All 22 will be on public view at WORKshop (the design studio and store is on the subway level at 80 Bloor St. W.) until the end of January.

Tranquil House by Peter Kitchen.

If the prognostications of the contestants turn out to be correct, the house of tomorrow will look much like the house of today – or, for that matter, yesterday.

There will be solar panels for heating and geothermal systems for cooling, devices for recycling rainwater, effective insulation, high-performance glazing, extensive prefabrication – technologies and techniques, that is, already with us and not futuristic at all. Cybernetic automation will play no greater part in our lives and lifestyles than it does already. No bold innovations in construction methods and materials are on the horizon. What we can expect are many homes like Red Roof House, one of projects featured here, with its pitched roof, thick insulation, granny suite – and without a thing to cause anyone to take a second look.

Look at the 1957 film again: The house of the future is optimistic, ambitious, forward-looking. The prevailing mood of the 2014 show is resignation to the present-day regime of codes and city planners and the tried-and-true practices of the home-building industry.

But the scarcity of futuristic pizzazz in these projects may be saying nothing about the imaginative capacities of the students.
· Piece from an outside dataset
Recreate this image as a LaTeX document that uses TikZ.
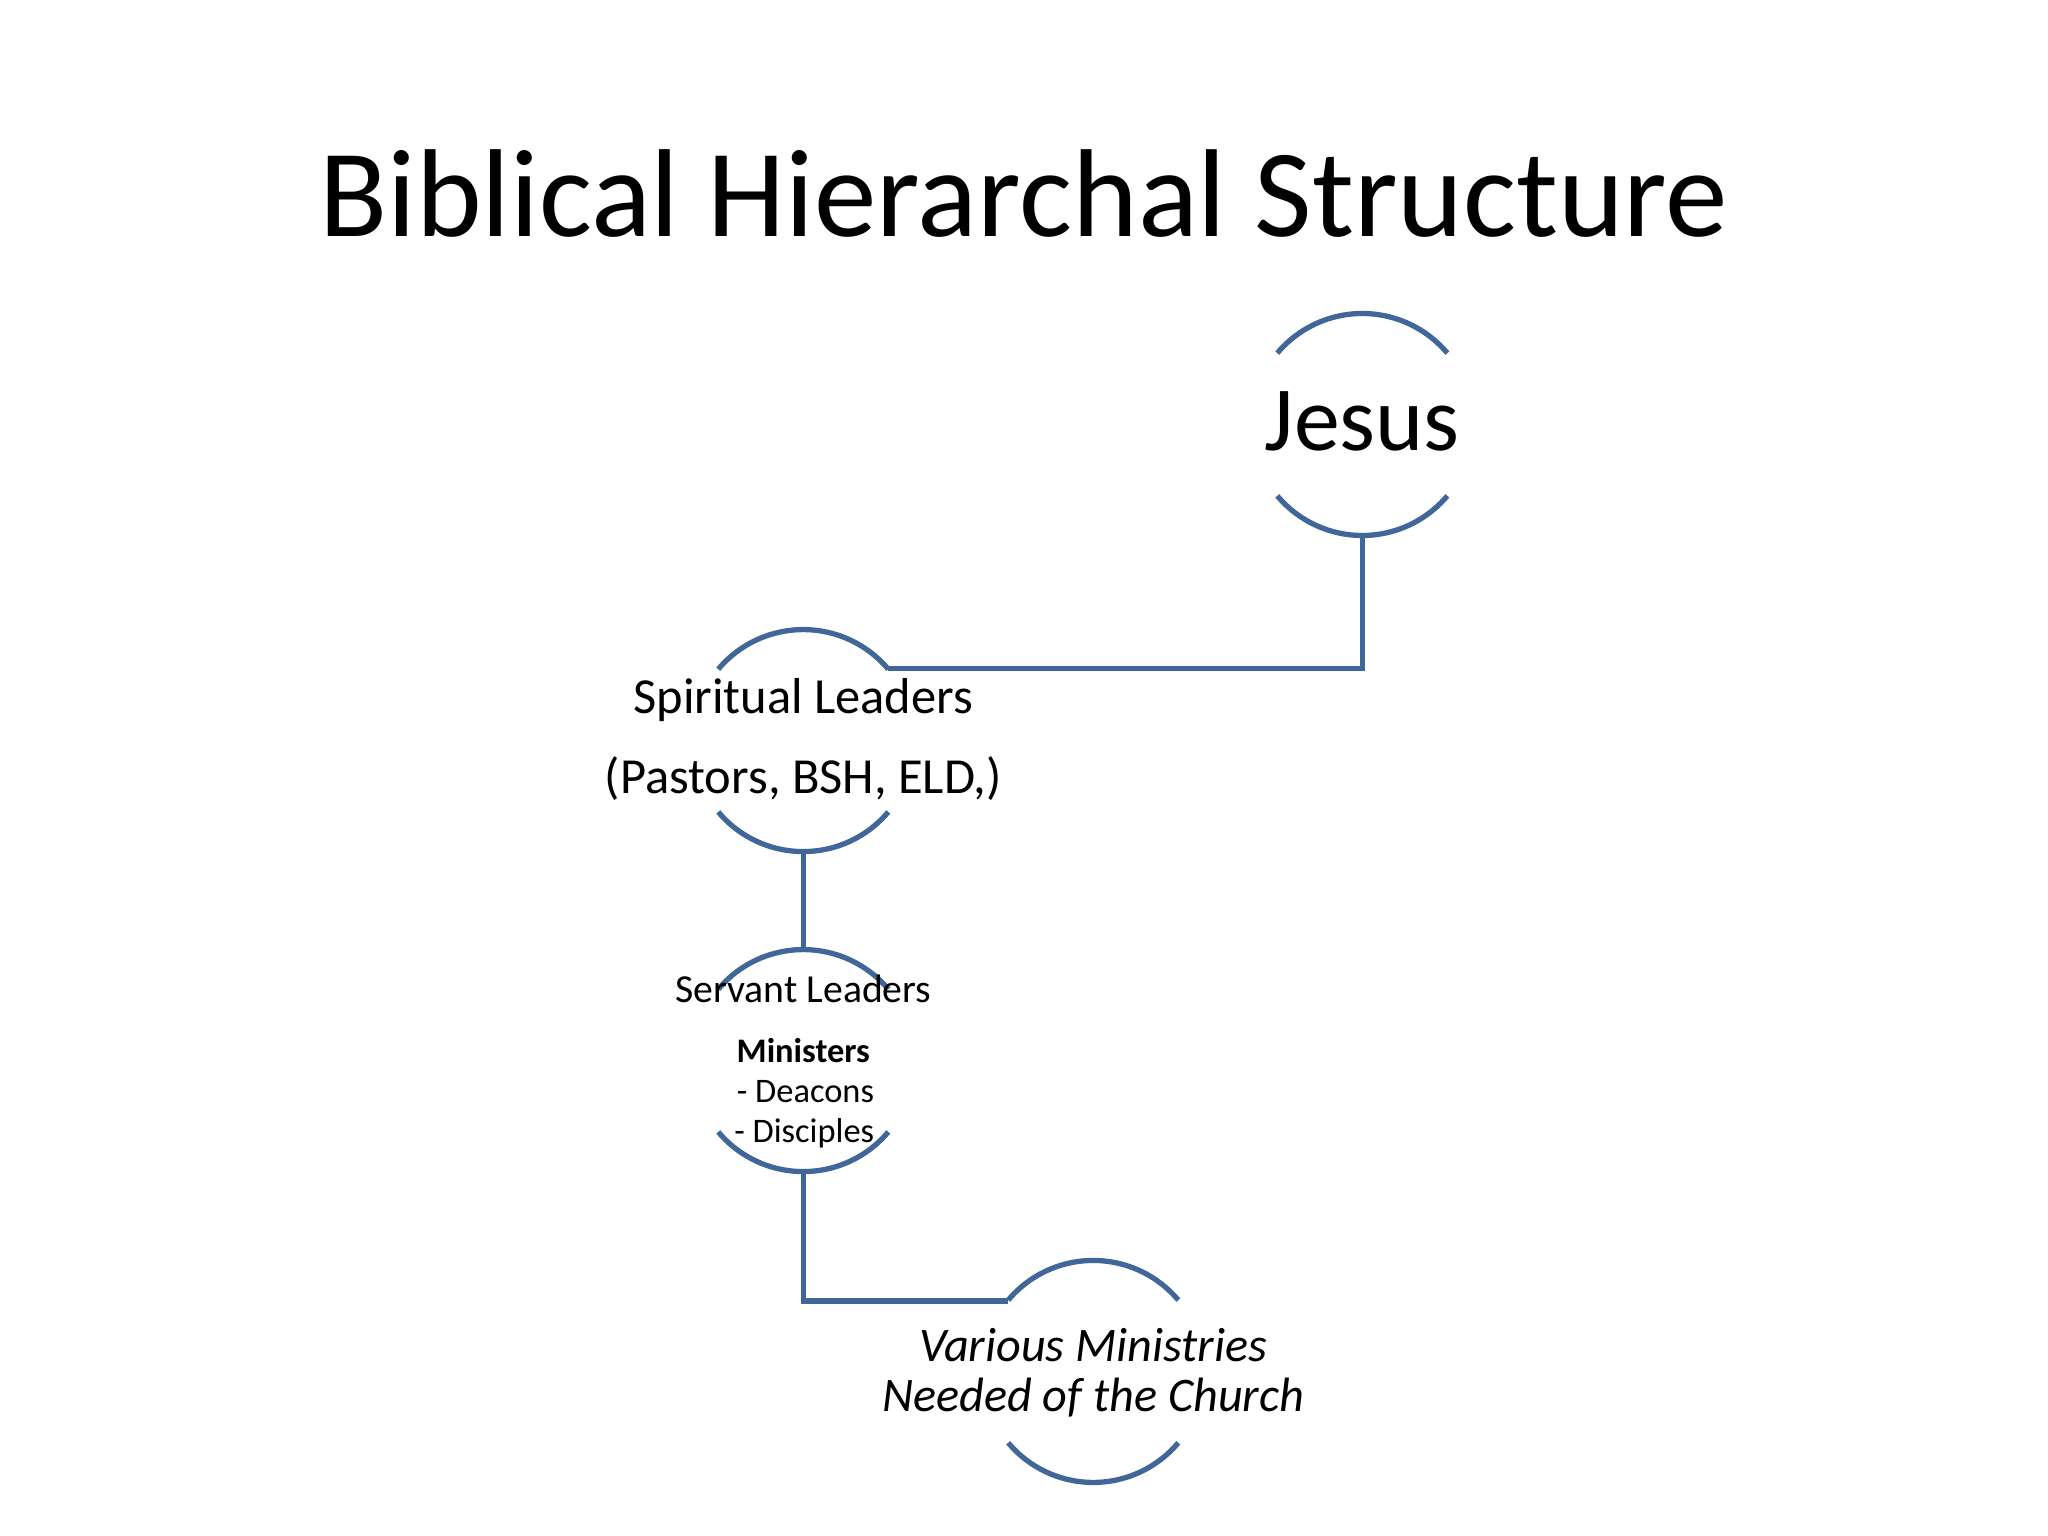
\documentclass[tikz,border=0pt]{standalone}
\usepackage{fontspec}
\setmainfont{Carlito}
\definecolor{ln}{HTML}{41669A}
\begin{document}
\begin{tikzpicture}[x=0.02cm,y=-0.02cm,
  arcl/.style={draw=ln,line width=2.3pt},
  conn/.style={draw=ln,line width=2.3pt},
  sl/.style={font=\fontsize{22}{26}\selectfont},
  vm/.style={font=\fontsize{21}{25}\selectfont\itshape},
  ml/.style={font=\fontsize{15}{18}\selectfont,anchor=west}]
\useasboundingbox (0,0) rectangle (1568,1176);
\node (title) at (784,148) {\fontsize{54.5}{66}\selectfont Biblical Hierarchal Structure};
\foreach \n/\cx/\cy in {J/1043/325,S/615/567,V/615/812,M/837/1050}{
  \coordinate (\n) at (\cx,\cy);
  \draw[arcl] ([shift={(40:1.7cm)}]\n) arc[start angle=40,end angle=140,radius=1.7cm];
  \draw[arcl] ([shift={(220:1.7cm)}]\n) arc[start angle=220,end angle=320,radius=1.7cm];
}
\coordinate (Jb) at (1043,410);
\coordinate (Sa) at (680,512);
\coordinate (Sb) at (615,652);
\coordinate (Vt) at (615,727);
\coordinate (Vb) at (615,897);
\coordinate (Ma) at (772,996);
\draw[conn] (Jb) |- (Sa);
\draw[conn] (Sb) -- (Vt);
\draw[conn] (Vb) |- (Ma);
\node (jt) at (1043,323) {\fontsize{40}{48}\selectfont Jesus};
\node[sl] (s1) at (615,536) {Spiritual Leaders};
\node[sl] (s2) at (615,596) {(Pastors, BSH, ELD,)};
\node (vt) at (615,757) {\fontsize{17.3}{20}\selectfont Servant Leaders};
\node (m1) at (615,804) {\fontsize{15}{18}\selectfont\bfseries Ministers};
\node[ml] (m2) at (558,836) {- Deacons};
\node[ml] (m3) at (556,868) {- Disciples};
\node[vm] (v1) at (837,1030) {Various Ministries};
\node[vm] (v2) at (837,1070) {Needed of the Church};
\end{tikzpicture}
\end{document}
The competition brief, after all, stipulated that the submitted design must be “realizable, pragmatic, and cost-effective,” and buildable just six years from now.

It also said the structure had to fit on a normal-sized, rectangular subdivision lot in southern Ontario. More than any other aspect of the contest, I suspect, these demands for prompt, suburban doability checked what might have been really bold and original thinking by the students.

That said, 22 individuals or teams from across the province threw themselves into the making (on a tight deadline) of these sometimes interesting proposals, however cramped they may have felt while doing so. Not everyone obeyed the regulations.

Infill House by James Bligh

Infill House, which won an honourable mention, is a 300-square-foot, prefab, readily portable, $50,000 unit that no public authority would allow anywhere near suburbia. Motion House, which won nothing, is not a house at all, but rather a plea for walkable neighbourhoods.

Each finalist in this round in the House 2020 process – the jury will rank the three in a second judging, later this year or early in the next – has played the game according to the rules. The one who coloured most carefully within the lines is Peter Kitchen. His low-tech adaptation of a plain Ontario tract house, with white walls and double-height spaces and good cross-ventilation, promises to perform better than a developer-built residence. Considered artistically, however, it doesn’t make the heart sing.

Plus House by Christopher Tron and Javier Huerta-Juarez.

The jagged geometry of Plus House, by Christopher Tron and Javier Huerta-Juarez, on the other hand, is memorable. It is based on the gridded layout of the building’s most conspicuous structural elements, seven rammed-earth piers shaped, in plan, like Greek crosses. The scheme is simple, but not simplistic, and, although the proposed dwelling is not large, it has firm authority.

Internet of Space, Nabia Majeed

If Plus House is toughly material and local, Nabia Majeed’s Internet of Space floats in the invisible ocean of information we swim in. Unusually in this competition, her house subtly subverts the typical suburban residential format with strong programming. The studio, the reading room, the 3-D printing pantry are purpose-built and outfitted for their roles. They aren’t merely what happens to unused bedrooms. Even the driveway is “smart.”

For the record, all the finalists in House 2020 are graduate students in the University of Toronto’s architecture school. The jurors – who did not know the identities and affiliations of the contestants when they did their work – were U of T professors Ted Kesik and Carol Moukheiber as well as Colin Ripley, architecture chair at Ryerson University, and the Hong Kong-based developer and fashion entrepreneur Kin Yeung, who founded WORKshop and is funding the competition.